DATA FOR THIS TASK -
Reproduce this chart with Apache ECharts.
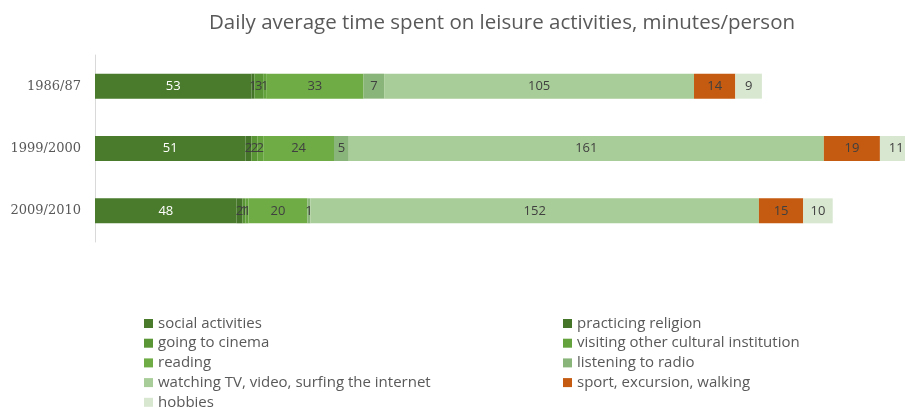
<!DOCTYPE html>
<html><head><meta charset="utf-8">
<script src="https://cdn.jsdelivr.net/npm/echarts@6/dist/echarts.min.js"></script>
<style>html,body{margin:0;padding:0;background:#fff}#c{width:905px;height:409px}</style>
</head><body><div id="c"></div>
<script>
const categories = ['1986/87', '1999/2000', '2009/2010'];
const seriesNames = ['social activities', 'practicing religion', 'going to cinema', 'visiting other cultural institution', 'reading', 'listening to radio', 'watching TV, video, surfing the internet', 'sport, excursion, walking', 'hobbies'];
const socialActivities = [53, 51, 48];
const practicingReligion = [1, 2, 2];
const goingToCinema = [3, 2, 1];
const visitingCultural = [1, 2, 1];
const reading = [33, 24, 20];
const listeningRadio = [7, 5, 1];
const watchingTV = [105, 161, 152];
const sportWalking = [14, 19, 15];
const hobbies = [9, 11, 10];
const values = [socialActivities, practicingReligion, goingToCinema, visitingCultural, reading, listeningRadio, watchingTV, sportWalking, hobbies];
const colors = ['#4a7b2c', '#447529', '#5b9636', '#64a23d', '#6fac46', '#8ab57a', '#a9cd98', '#c55a11', '#d8e7d0'];
const labelColors = ['#ffffff', '#404040', '#404040', '#404040', '#404040', '#404040', '#404040', '#404040', '#404040'];

const chart = echarts.init(document.getElementById('c'));
const series = seriesNames.map((n, i) => ({
  name: n, type: 'bar', stack: 'total', barWidth: 25, clip: false,
  data: values[i],
  itemStyle: { color: colors[i] },
  label: { show: true, position: 'inside', color: labelColors[i], fontFamily: 'Open Sans', fontSize: 13 },
  emphasis: { disabled: true }
}));
const legendText = { color: '#595959', fontFamily: 'Open Sans', fontSize: 15, lineHeight: 15 };
const legendBase = { orient: 'vertical', top: 316, height: 120, padding: 0, itemWidth: 9, itemHeight: 9, itemGap: 4.7, icon: 'rect', textStyle: legendText };
chart.setOption({
  animation: false,
  title: { text: 'Daily average time spent on leisure activities, minutes/person', left: 497, top: 8, textAlign: 'center',
    textStyle: { color: '#595959', fontFamily: 'Open Sans', fontSize: 20.5, fontWeight: 'normal' } },
  grid: { left: 95, right: 0, top: 55, height: 187 },
  xAxis: { type: 'value', min: 0, max: 274.5, show: false },
  yAxis: { type: 'category', data: categories, inverse: true,
    axisLine: { show: true, lineStyle: { color: '#d9d9d9' } }, axisTick: { show: false },
    axisLabel: { color: '#595959', fontFamily: 'DejaVu Serif', fontSize: 13, margin: 14 } },
  legend: [
    Object.assign({}, legendBase, { left: 144, data: [seriesNames[0], seriesNames[2], seriesNames[4], seriesNames[6], seriesNames[8]] }),
    Object.assign({}, legendBase, { left: 563, data: [seriesNames[1], seriesNames[3], seriesNames[5], seriesNames[7]] })
  ],
  series: series
});
</script></body></html>
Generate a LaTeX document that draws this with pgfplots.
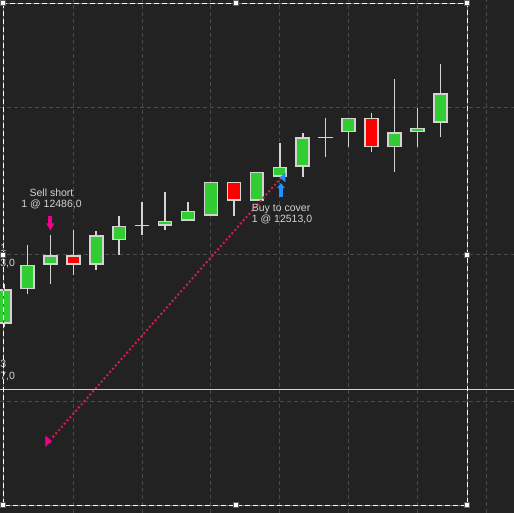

EXERCISE DESCRIPTION - The records above should be reproduced exactly, with no pictures included.

COMPLETE ANSWER -
Reproduce this chart with Apache ECharts.
<!DOCTYPE html>
<html><head><meta charset="utf-8">
<script src="https://cdn.jsdelivr.net/npm/echarts@6/dist/echarts.min.js"></script>
<style>html,body{margin:0;padding:0;background:#fff}#c{width:905px;height:409px}</style>
</head><body><div id="c"></div>
<script>
const categories = ['1986/87', '1999/2000', '2009/2010'];
const seriesNames = ['social activities', 'practicing religion', 'going to cinema', 'visiting other cultural institution', 'reading', 'listening to radio', 'watching TV, video, surfing the internet', 'sport, excursion, walking', 'hobbies'];
const socialActivities = [53, 51, 48];
const practicingReligion = [1, 2, 2];
const goingToCinema = [3, 2, 1];
const visitingCultural = [1, 2, 1];
const reading = [33, 24, 20];
const listeningRadio = [7, 5, 1];
const watchingTV = [105, 161, 152];
const sportWalking = [14, 19, 15];
const hobbies = [9, 11, 10];
const values = [socialActivities, practicingReligion, goingToCinema, visitingCultural, reading, listeningRadio, watchingTV, sportWalking, hobbies];
const colors = ['#4a7b2c', '#447529', '#5b9636', '#64a23d', '#6fac46', '#8ab57a', '#a9cd98', '#c55a11', '#d8e7d0'];
const labelColors = ['#ffffff', '#404040', '#404040', '#404040', '#404040', '#404040', '#404040', '#404040', '#404040'];

const chart = echarts.init(document.getElementById('c'));
const series = seriesNames.map((n, i) => ({
  name: n, type: 'bar', stack: 'total', barWidth: 25, clip: false,
  data: values[i],
  itemStyle: { color: colors[i] },
  label: { show: true, position: 'inside', color: labelColors[i], fontFamily: 'Open Sans', fontSize: 13 },
  emphasis: { disabled: true }
}));
const legendText = { color: '#595959', fontFamily: 'Open Sans', fontSize: 15, lineHeight: 15 };
const legendBase = { orient: 'vertical', top: 316, height: 120, padding: 0, itemWidth: 9, itemHeight: 9, itemGap: 4.7, icon: 'rect', textStyle: legendText };
chart.setOption({
  animation: false,
  title: { text: 'Daily average time spent on leisure activities, minutes/person', left: 497, top: 8, textAlign: 'center',
    textStyle: { color: '#595959', fontFamily: 'Open Sans', fontSize: 20.5, fontWeight: 'normal' } },
  grid: { left: 95, right: 0, top: 55, height: 187 },
  xAxis: { type: 'value', min: 0, max: 274.5, show: false },
  yAxis: { type: 'category', data: categories, inverse: true,
    axisLine: { show: true, lineStyle: { color: '#d9d9d9' } }, axisTick: { show: false },
    axisLabel: { color: '#595959', fontFamily: 'DejaVu Serif', fontSize: 13, margin: 14 } },
  legend: [
    Object.assign({}, legendBase, { left: 144, data: [seriesNames[0], seriesNames[2], seriesNames[4], seriesNames[6], seriesNames[8]] }),
    Object.assign({}, legendBase, { left: 563, data: [seriesNames[1], seriesNames[3], seriesNames[5], seriesNames[7]] })
  ],
  series: series
});
</script></body></html>
Generate a LaTeX document that draws this with pgfplots.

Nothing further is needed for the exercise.